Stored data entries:
_ _ _

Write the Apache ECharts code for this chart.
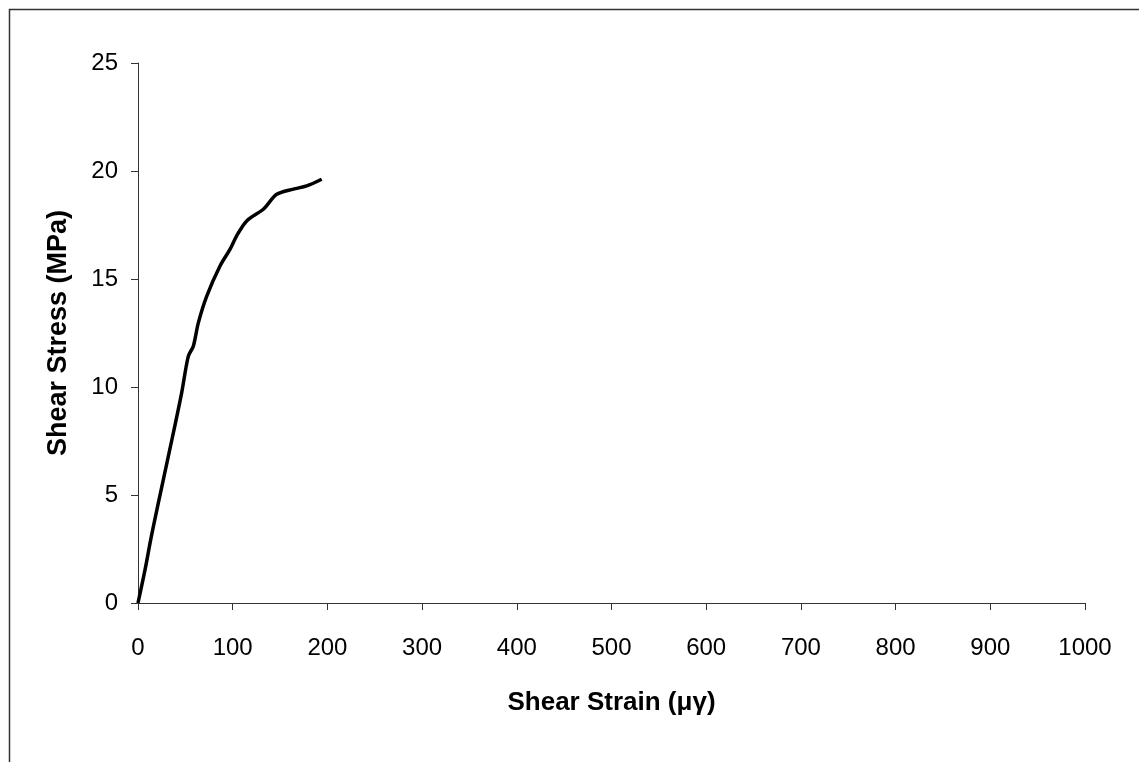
<!DOCTYPE html>
<html>
<head>
<meta charset="utf-8">
<script src="https://cdn.jsdelivr.net/npm/echarts@6/dist/echarts.min.js"></script>
<style>
    html, body { margin: 0; padding: 0; background: #fff; }
    #chart { width: 1139px; height: 762px; }
</style>
</head>
<body>
<div id="chart"></div>
<script>
// shear strain (microstrain)
var strain = [0, 7.4, 12.7, 16.2, 26.7, 37.3, 46.1, 53.1, 58.4, 63.7, 72.5, 86.6, 97.1, 104.2, 114.8, 132.3, 146.5, 164, 178.1, 194];
// shear stress (MPa)
var stress = [0, 1.53, 2.77, 3.54, 5.7, 7.87, 9.73, 11.42, 11.89, 12.97, 14.2, 15.6, 16.37, 17.0, 17.69, 18.23, 18.92, 19.16, 19.31, 19.62];

var xTitle = 'Shear Strain (μγ)';
var yTitle = 'Shear Stress (MPa)';

var chart = echarts.init(document.getElementById('chart'));

var points = strain.map(function (x, i) { return [x, stress[i]]; });

var font = 'Liberation Sans, Arial, sans-serif';

var option = {
    animation: false,
    backgroundColor: '#fff',
    grid: {
        left: 138,
        right: 54,
        top: 63,
        bottom: 159
    },
    xAxis: {
        type: 'value',
        min: 0,
        max: 1000,
        interval: 100,
        name: xTitle,
        nameLocation: 'middle',
        nameGap: 87,
        nameTextStyle: { color: '#000', fontSize: 26, fontWeight: 'bold', fontFamily: font },
        axisLine: { lineStyle: { color: '#333', width: 1 } },
        axisTick: { show: true, length: 7, lineStyle: { color: '#333' } },
        axisLabel: {
            color: '#000', fontSize: 24, fontFamily: font, margin: 33,
            formatter: function (v) { return String(v); }
        },
        splitLine: { show: false }
    },
    yAxis: {
        type: 'value',
        min: 0,
        max: 25,
        interval: 5,
        name: yTitle,
        nameLocation: 'middle',
        nameGap: 66,
        nameTextStyle: { color: '#000', fontSize: 27, fontWeight: 'bold', fontFamily: font },
        axisLine: { show: true, lineStyle: { color: '#333', width: 1 } },
        axisTick: { show: true, length: 7, lineStyle: { color: '#333' } },
        axisLabel: { color: '#000', fontSize: 24, fontFamily: font, margin: 20 },
        splitLine: { show: false }
    },
    graphic: [
        {
            type: 'polyline',
            shape: { points: [[9.5, 762], [9.5, 9.5], [1139, 9.5]] },
            style: { stroke: '#333', lineWidth: 1.5, fill: null }
        }
    ],
    series: [
        {
            type: 'line',
            data: points,
            showSymbol: false,
            smooth: 0.3,
            lineStyle: { color: '#000', width: 3.5 }
        }
    ]
};

chart.setOption(option);
</script>
</body>
</html>
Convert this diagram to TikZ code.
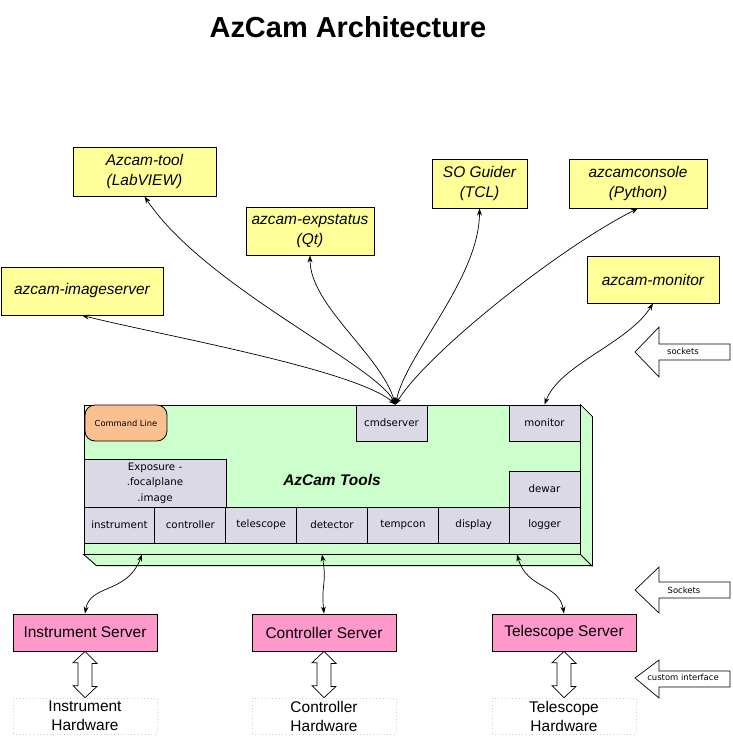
\documentclass[tikz,border=0pt]{standalone}
\usepackage{fontspec}
\setmainfont{Liberation Sans}
\newfontfamily\modfont{DejaVu Sans}
\usetikzlibrary{arrows.meta}
\definecolor{ylw}{RGB}{255,255,153}
\definecolor{tgreen}{RGB}{204,255,204}
\definecolor{pnk}{RGB}{255,153,204}
\definecolor{lav}{RGB}{220,217,230}
\definecolor{org}{RGB}{250,192,144}

\begin{document}
\begin{tikzpicture}[x=0.25mm, y=-0.25mm, >={Stealth[length=5pt,width=3.5pt]},
	ybox/.style={draw, line width=0.6pt, fill=ylw, inner sep=0pt, align=center, font=\itshape\fontsize{11}{14}\selectfont},
	server/.style={draw, line width=0.6pt, fill=pnk, minimum width=36mm, minimum height=9.25mm, font=\fontsize{11}{13}\selectfont},
	hwbox/.style={draw=gray!35, dotted, minimum width=36mm, minimum height=9mm, inner sep=0pt, align=center, font=\fontsize{11}{13.5}\selectfont},
	modbox/.style={draw, line width=0.6pt, fill=lav, minimum width=17.71mm, minimum height=9mm, inner sep=0pt, align=center, font=\modfont\fontsize{7.3}{11}\selectfont},
	link/.style={<->, line width=0.5pt},
	blockarrow/.style={draw, line width=0.5pt, fill=white},
	tag/.style={font=\modfont\fontsize{6}{7}\selectfont}]
	\useasboundingbox (0,0) rectangle (732,743);

	% titre
	\node[font=\bfseries\fontsize{20.6}{24}\selectfont] (title) at (348,27) {AzCam Architecture};

	% les clients
	\node[ybox, minimum width=35.75mm, minimum height=12.25mm] (tool) at (144.5,171.5) {Azcam-tool\\(LabVIEW)};
	\node[ybox, minimum width=32mm, minimum height=12mm] (exp) at (310,231) {azcam-expstatus\\(Qt)};
	\node[ybox, minimum width=40.5mm, minimum height=12mm] (imgsrv) at (82,291) {azcam-imageserver};
	\node[ybox, minimum width=23.75mm, minimum height=12.25mm] (guider) at (479.5,183.5) {SO Guider\\(TCL)};
	\node[ybox, minimum width=34.5mm, minimum height=12.25mm] (console) at (638,183.5) {azcamconsole\\(Python)};
	\node[ybox, minimum width=33mm, minimum height=11.75mm] (mon) at (653,279.5) {azcam-monitor};

	% le bloc AzCam Tools
	\node[draw, line width=0.6pt, fill=tgreen, minimum width=124mm, minimum height=37.25mm, font=\bfseries\itshape\fontsize{11}{13}\selectfont] (tools) at (332,479.5) {AzCam Tools};
	\draw[line width=0.6pt, fill=tgreen] (tools.north east) -- ++(12,12) -- ++(0,149) -- ++(-496,0) -- (tools.south west) -- (tools.south east) -- cycle;
	\draw[line width=0.6pt] (tools.south east) -- ++(12,12);

	\node[draw, line width=0.6pt, fill=org, rounded corners=2.5mm, minimum width=20.5mm, minimum height=9mm, font=\modfont\fontsize{5.9}{7}\selectfont] (cmdline) at (126,423) {Command Line};
	\node[modbox] (cmd) at (391.5,423) {cmdserver};
	\node[modbox] (monitor) at (544.5,423) {monitor};
	\node[modbox] (dewar) at (544.5,489) {dewar};
	\node[modbox, minimum width=35.5mm, minimum height=12mm] (expo) at (155,483) {Exposure -\\.focalplane\\.image};
	\node[modbox] (minst) at (119.4,525) {instrument};
	\node[modbox] (mctl) at (190.3,525) {controller};
	\node[modbox] (mtel) at (261.2,525) {telescope};
	\node[modbox] (mdet) at (332.0,525) {detector};
	\node[modbox] (mtemp) at (402.9,525) {tempcon};
	\node[modbox] (mdisp) at (473.7,525) {display};
	\node[modbox] (mlog) at (544.6,525) {logger};

	% serveurs et materiel
	\node[server] (instsrv) at (85,632.5) {Instrument Server};
	\node[server] (ctlsrv) at (324,632.5) {Controller Server};
	\node[server] (telsrv) at (564,632.5) {Telescope Server};
	\node[hwbox] (insthw) at (85,716) {Instrument\\Hardware};
	\node[hwbox] (ctlhw) at (324,716) {Controller\\Hardware};
	\node[hwbox] (telhw) at (564,716) {Telescope\\Hardware};

	% les sockets
	\coordinate (hub) at ([xshift=1mm]cmd.north);
	\draw[link] (hub) .. controls +(-40,-35) and +(80,20) .. (imgsrv.south);
	\draw[link] (hub) .. controls +(-20,-40) and +(60,90) .. (tool.south);
	\draw[link] (hub) .. controls +(-15,-50) and +(0,50) .. (exp.south);
	\draw[link] (hub) .. controls +(10,-50) and +(0,70) .. (guider.south);
	\draw[link] (hub) .. controls +(30,-50) and +(-80,40) .. (console.south);
	\draw[link] (monitor.north) .. controls +(15,-40) and +(-25,40) .. (mon.south);
	\draw[link] ([xshift=-47.5mm]tools.south) .. controls +(-15,40) and +(5,-30) .. (instsrv.north);
	\draw[link] ([xshift=-2.5mm]tools.south) .. controls +(5,30) and +(-3,-30) .. (ctlsrv.north);
	\draw[link] ([xshift=46.25mm]tools.south) .. controls +(10,35) and +(-5,-30) .. (telsrv.north);

	% interfaces
	\draw[blockarrow] (instsrv.south) -- ++(12,12) -- ++(-5,0) -- ++(0,23) -- ++(5,0) -- (insthw.north) -- ++(-12,-12) -- ++(5,0) -- ++(0,-23) -- ++(-5,0) -- cycle;
	\draw[blockarrow] (ctlsrv.south) -- ++(12,12) -- ++(-5,0) -- ++(0,23) -- ++(5,0) -- (ctlhw.north) -- ++(-12,-12) -- ++(5,0) -- ++(0,-23) -- ++(-5,0) -- cycle;
	\draw[blockarrow] (telsrv.south) -- ++(12,12) -- ++(-5,0) -- ++(0,23) -- ++(5,0) -- (telhw.north) -- ++(-12,-12) -- ++(5,0) -- ++(0,-23) -- ++(-5,0) -- cycle;

	% legende
	\coordinate (sk1) at (635,352);
	\coordinate (sk2) at (635,590);
	\coordinate (sk3) at (635,678);
	\draw[blockarrow] (sk1) -- ++(24,-25) -- ++(0,17) -- ++(71,0) -- ++(0,16) -- ++(-71,0) -- ++(0,17) -- cycle;
	\draw[blockarrow] (sk2) -- ++(24,-23) -- ++(0,15) -- ++(71,0) -- ++(0,16) -- ++(-71,0) -- ++(0,15) -- cycle;
	\draw[blockarrow] (sk3) -- ++(24,-18) -- ++(0,11) -- ++(71,0) -- ++(0,16) -- ++(-71,0) -- ++(0,11) -- cycle;
	\node[tag] (sock1) at (683,351) {sockets};
	\node[tag] (sock2) at (684,590) {Sockets};
	\node[tag] (sock3) at (683,677) {custom interface};

\end{tikzpicture}
\end{document}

_ _ _

Go through the material and copy out every line with "this" in it.

Write the Apache ECharts code for this chart.
Convert this diagram to TikZ code.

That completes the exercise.